I ended up having the same experience with an authorized retailer. I tried several retailers with NO luck, several of them telling me they would have one in the next day or two and it would always end up a bust. Ive been waiting for weeks now trying to get this project done. FINALLY I found one, and same thing...authorized retailer that matched the best online price I had found. AWESOME! Made an appointment for today with my install guys to have this done as well as some other things such as the steering wheel controls, etc.

As my luck would have it, good ole UPS gave me a shipping "Exception" on some of the other stuff I had shipped on MONDAY (steering wheel controls adapter, iPOD cable, etc.) saying it would now be early next week for delivery instead of yesterday (friday) as initially expected. $#@$%! Thank you very much UPS! Been sitting on a new 4200dvd waiting for this stuff, simply jacked for todays install only to be dashed by UPS. Never fails lol...anything I dont _really_ need quickly from UPS/FEDEX always arrives on time or early. Anything that is important or that I schedule around..."EXCEPTION."

So now I wont have mine installed for several more days. Needless to say Im quite pissed.

Hillingdon be sure to post pics of your install!

(end rant)


----------



## Hillingdon (Mar 20, 2010)

Hate that when that happens. Bugs me bad enough when I see UPS has a scheduled delivery for me on say a Wednesday and on the progress page when I look it up I see that it has arrived in town Monday, but they sit on it at the depot to deliver it Wednesday. Had similar happen more than once. 

Best of luck on the install.

We are part way through. Ended up having to take care of a lot of little bits and bobs yesterday and didn't get all we wanted done on the car. 

Will see about posting a few pics when we've got it completed.


----------



## Hillingdon (Mar 20, 2010)

Not sure if original poster is still looking, but thought I'd post a follow up.

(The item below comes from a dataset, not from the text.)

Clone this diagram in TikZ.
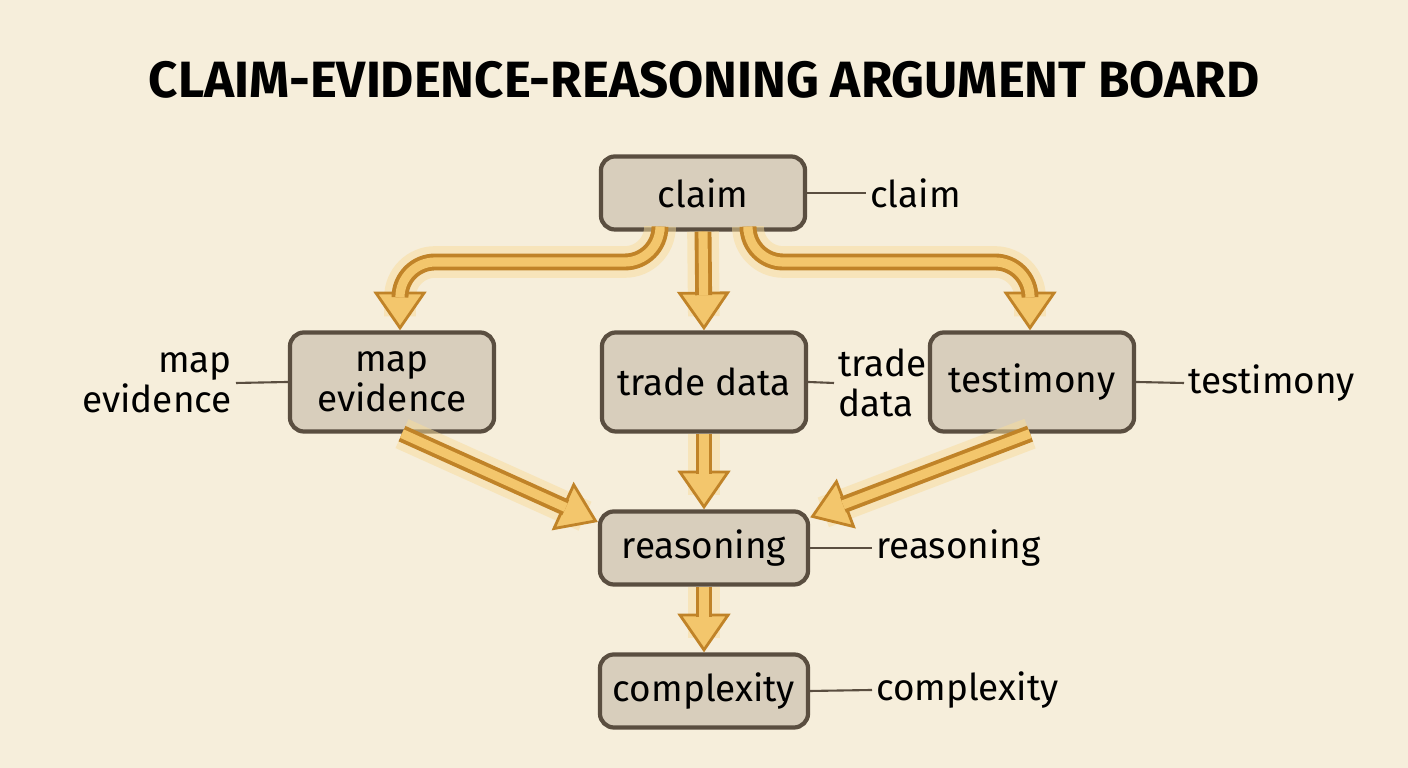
\documentclass[tikz,border=0pt]{standalone}
\usepackage{fontspec}
\setmainfont{Fira Sans}
\usepackage{tikz}
\usetikzlibrary{arrows.meta, positioning}
\definecolor{bgcol}{HTML}{F6EEDB}
\definecolor{boxfill}{HTML}{D8CEBC}
\definecolor{boxline}{HTML}{5A4E40}
\definecolor{arrdark}{HTML}{C08328}
\definecolor{arrlight}{HTML}{F3C66C}
\definecolor{glow}{HTML}{F8DC9A}
\tikzset{
  card/.style={draw=boxline, fill=boxfill, line width=1.2pt, rounded corners=4pt,
    minimum width=2.04cm, minimum height=0.73cm, align=center, font=\fontsize{10.5}{11.5}\selectfont, inner sep=2pt},
  tag/.style={align=left, font=\fontsize{10.5}{11.5}\selectfont, inner sep=1pt},
  lead/.style={draw=boxline, line width=0.6pt},
  halo/.style={draw=glow, line width=9pt, rounded corners=10pt, opacity=0.5, shorten >=4pt},
  tipline/.style={draw=arrdark, line width=0.8pt, rounded corners=10pt,
    -{Triangle[length=11pt, width=15pt, fill=arrlight]}},
  shaft/.style={draw=arrdark, double=arrlight, double distance=2.6pt, line width=1.1pt,
    rounded corners=10pt, shorten >=10pt},
}
\newcommand{\flow}[1]{\draw[halo] #1; \draw[tipline] #1; \draw[shaft] #1;}
\begin{document}
\begin{tikzpicture}[x=0.01cm, y=-0.01cm]
\fill[bgcol] (0,0) rectangle (1408,768);
\useasboundingbox (0,0) rectangle (1408,768);
\node[font=\bfseries\fontsize{14.5}{17}\selectfont] (title) at (704,80) {CLAIM-EVIDENCE-REASONING ARGUMENT BOARD};
% boxes
\node[card] (claim) at (703,193) {claim};
\node[card, minimum height=0.99cm] (mapev) at (392,382) {map\\evidence};
\node[card, minimum height=0.99cm] (trade) at (704,382) {trade data};
\node[card, minimum height=0.99cm] (testim) at (1032,382) {testimony};
\node[card, minimum width=2.08cm] (reason) at (704,548) {reasoning};
\node[card, minimum width=2.08cm] (complex) at (704,691) {complexity};
% side labels
\node[tag, anchor=east, align=right] (lmap) at (236,383) {map\\evidence};
\node[tag, anchor=west] (lclaim) at (866,193) {claim};
\node[tag, anchor=west] (ltrade) at (834,383) {trade\\data};
\node[tag, anchor=west] (ltestim) at (1184,383) {testimony};
\node[tag, anchor=west] (lreason) at (872,548) {reasoning};
\node[tag, anchor=west] (lcomplex) at (872,690) {complexity};
\draw[lead] (claim.east) -- (lclaim.west);
\draw[lead] (mapev.west) -- (lmap.east);
\draw[lead] (trade.east) -- (ltrade.west);
\draw[lead] (testim.east) -- (ltestim.west);
\draw[lead] (reason.east) -- (lreason.west);
\draw[lead] (complex.east) -- (lcomplex.west);
% arrows
\flow{([xshift=-0.43cm]claim.south) |- (400,262) -- ([xshift=0.08cm]mapev.north)}
\flow{(claim.south) -- (trade.north)}
\flow{([xshift=0.45cm]claim.south) |- (1030,262) -- ([xshift=-0.02cm]testim.north)}
\flow{([xshift=0.1cm]mapev.south) -- (reason.west |- 522,522)}
\flow{(trade.south) -- (reason.north)}
\flow{([xshift=-0.02cm]testim.south) -- ([yshift=-0.08cm]reason.north east)}
\flow{(reason.south) -- (complex.north)}
\end{tikzpicture}
\end{document}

4200 is all installed and working great.

Used the Axxess module. Could not be simpler to hook up. Turn the key on and it auto detects the buttons and the Pioneer. When you get a solid led light on it the process is done and all the buttons work fine.

Also a note on the trip computer stuff mentioned before. On our Camry (has the same wheel that you picture) there was a plug to the factory HU that had three wires on it. These wires were the steering wheel controls. When installing the Axxess unit it says to ground one wire and hook the other two to wires on the ASWC Axxess unit. 

Hubby had been looking at the wiring schematics to get the trip computer to work again and said that it appeared that the wire the Axxess unit said to ground was also just supplying a ground signal to the right hand trip computer buttons. Once he'd tested everything to verify he went ahead and hooked the wire to ground. Not only does the ASWC Axxess unit automatically detect everything and make the wheel controls work for the new Pioneer HU, but by grounding that wire we have the trip display functions back on the display above the radio and the steering wheel controls work for it!

Hope that helps with your install.


----------